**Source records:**
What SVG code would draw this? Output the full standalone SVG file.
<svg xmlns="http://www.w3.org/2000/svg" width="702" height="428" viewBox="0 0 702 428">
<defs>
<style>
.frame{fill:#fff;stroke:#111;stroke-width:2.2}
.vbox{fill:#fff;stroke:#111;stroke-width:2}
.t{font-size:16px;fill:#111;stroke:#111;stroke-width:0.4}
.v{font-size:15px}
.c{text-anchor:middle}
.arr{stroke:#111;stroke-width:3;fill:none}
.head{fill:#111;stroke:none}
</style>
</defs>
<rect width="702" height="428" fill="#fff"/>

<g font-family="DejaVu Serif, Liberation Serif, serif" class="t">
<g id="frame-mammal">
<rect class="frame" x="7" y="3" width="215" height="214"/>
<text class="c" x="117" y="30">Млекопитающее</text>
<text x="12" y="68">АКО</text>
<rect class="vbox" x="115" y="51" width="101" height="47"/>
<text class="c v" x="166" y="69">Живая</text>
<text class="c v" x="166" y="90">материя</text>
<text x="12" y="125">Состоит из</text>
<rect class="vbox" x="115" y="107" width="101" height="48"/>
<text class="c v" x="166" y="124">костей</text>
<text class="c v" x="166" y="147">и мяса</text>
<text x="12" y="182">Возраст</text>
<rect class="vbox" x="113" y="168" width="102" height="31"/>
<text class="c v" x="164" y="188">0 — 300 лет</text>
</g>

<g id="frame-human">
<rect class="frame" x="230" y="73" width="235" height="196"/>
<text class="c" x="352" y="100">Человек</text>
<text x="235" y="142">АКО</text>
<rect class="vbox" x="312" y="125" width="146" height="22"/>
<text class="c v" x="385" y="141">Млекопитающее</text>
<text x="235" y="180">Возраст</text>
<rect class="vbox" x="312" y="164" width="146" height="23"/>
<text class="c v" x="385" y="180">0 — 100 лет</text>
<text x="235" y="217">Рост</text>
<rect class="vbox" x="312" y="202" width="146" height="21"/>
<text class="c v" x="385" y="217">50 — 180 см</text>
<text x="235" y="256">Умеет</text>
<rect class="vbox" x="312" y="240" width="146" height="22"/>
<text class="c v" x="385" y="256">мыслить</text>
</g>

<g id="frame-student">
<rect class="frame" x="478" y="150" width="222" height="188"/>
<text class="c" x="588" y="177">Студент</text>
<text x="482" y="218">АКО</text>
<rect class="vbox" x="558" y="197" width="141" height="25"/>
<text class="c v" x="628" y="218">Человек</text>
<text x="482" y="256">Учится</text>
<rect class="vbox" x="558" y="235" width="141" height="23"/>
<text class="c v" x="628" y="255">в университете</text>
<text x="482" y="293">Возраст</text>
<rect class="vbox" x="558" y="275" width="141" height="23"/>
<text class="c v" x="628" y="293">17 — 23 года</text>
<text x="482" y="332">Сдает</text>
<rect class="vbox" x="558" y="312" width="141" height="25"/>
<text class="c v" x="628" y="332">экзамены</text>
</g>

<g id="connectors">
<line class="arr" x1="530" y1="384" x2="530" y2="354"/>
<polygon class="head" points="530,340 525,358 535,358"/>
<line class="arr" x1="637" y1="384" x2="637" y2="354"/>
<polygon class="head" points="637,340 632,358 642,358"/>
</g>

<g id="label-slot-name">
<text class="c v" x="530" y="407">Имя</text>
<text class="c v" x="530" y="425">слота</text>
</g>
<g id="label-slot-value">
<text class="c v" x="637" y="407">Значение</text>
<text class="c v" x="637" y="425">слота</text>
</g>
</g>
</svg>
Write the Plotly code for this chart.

**Exercise details:**
Reproduce the material above, every line of it, exactly.

**Exercise answer:**
What SVG code would draw this? Output the full standalone SVG file.
<svg xmlns="http://www.w3.org/2000/svg" width="702" height="428" viewBox="0 0 702 428">
<defs>
<style>
.frame{fill:#fff;stroke:#111;stroke-width:2.2}
.vbox{fill:#fff;stroke:#111;stroke-width:2}
.t{font-size:16px;fill:#111;stroke:#111;stroke-width:0.4}
.v{font-size:15px}
.c{text-anchor:middle}
.arr{stroke:#111;stroke-width:3;fill:none}
.head{fill:#111;stroke:none}
</style>
</defs>
<rect width="702" height="428" fill="#fff"/>

<g font-family="DejaVu Serif, Liberation Serif, serif" class="t">
<g id="frame-mammal">
<rect class="frame" x="7" y="3" width="215" height="214"/>
<text class="c" x="117" y="30">Млекопитающее</text>
<text x="12" y="68">АКО</text>
<rect class="vbox" x="115" y="51" width="101" height="47"/>
<text class="c v" x="166" y="69">Живая</text>
<text class="c v" x="166" y="90">материя</text>
<text x="12" y="125">Состоит из</text>
<rect class="vbox" x="115" y="107" width="101" height="48"/>
<text class="c v" x="166" y="124">костей</text>
<text class="c v" x="166" y="147">и мяса</text>
<text x="12" y="182">Возраст</text>
<rect class="vbox" x="113" y="168" width="102" height="31"/>
<text class="c v" x="164" y="188">0 — 300 лет</text>
</g>

<g id="frame-human">
<rect class="frame" x="230" y="73" width="235" height="196"/>
<text class="c" x="352" y="100">Человек</text>
<text x="235" y="142">АКО</text>
<rect class="vbox" x="312" y="125" width="146" height="22"/>
<text class="c v" x="385" y="141">Млекопитающее</text>
<text x="235" y="180">Возраст</text>
<rect class="vbox" x="312" y="164" width="146" height="23"/>
<text class="c v" x="385" y="180">0 — 100 лет</text>
<text x="235" y="217">Рост</text>
<rect class="vbox" x="312" y="202" width="146" height="21"/>
<text class="c v" x="385" y="217">50 — 180 см</text>
<text x="235" y="256">Умеет</text>
<rect class="vbox" x="312" y="240" width="146" height="22"/>
<text class="c v" x="385" y="256">мыслить</text>
</g>

<g id="frame-student">
<rect class="frame" x="478" y="150" width="222" height="188"/>
<text class="c" x="588" y="177">Студент</text>
<text x="482" y="218">АКО</text>
<rect class="vbox" x="558" y="197" width="141" height="25"/>
<text class="c v" x="628" y="218">Человек</text>
<text x="482" y="256">Учится</text>
<rect class="vbox" x="558" y="235" width="141" height="23"/>
<text class="c v" x="628" y="255">в университете</text>
<text x="482" y="293">Возраст</text>
<rect class="vbox" x="558" y="275" width="141" height="23"/>
<text class="c v" x="628" y="293">17 — 23 года</text>
<text x="482" y="332">Сдает</text>
<rect class="vbox" x="558" y="312" width="141" height="25"/>
<text class="c v" x="628" y="332">экзамены</text>
</g>

<g id="connectors">
<line class="arr" x1="530" y1="384" x2="530" y2="354"/>
<polygon class="head" points="530,340 525,358 535,358"/>
<line class="arr" x1="637" y1="384" x2="637" y2="354"/>
<polygon class="head" points="637,340 632,358 642,358"/>
</g>

<g id="label-slot-name">
<text class="c v" x="530" y="407">Имя</text>
<text class="c v" x="530" y="425">слота</text>
</g>
<g id="label-slot-value">
<text class="c v" x="637" y="407">Значение</text>
<text class="c v" x="637" y="425">слота</text>
</g>
</g>
</svg>
Write the Plotly code for this chart.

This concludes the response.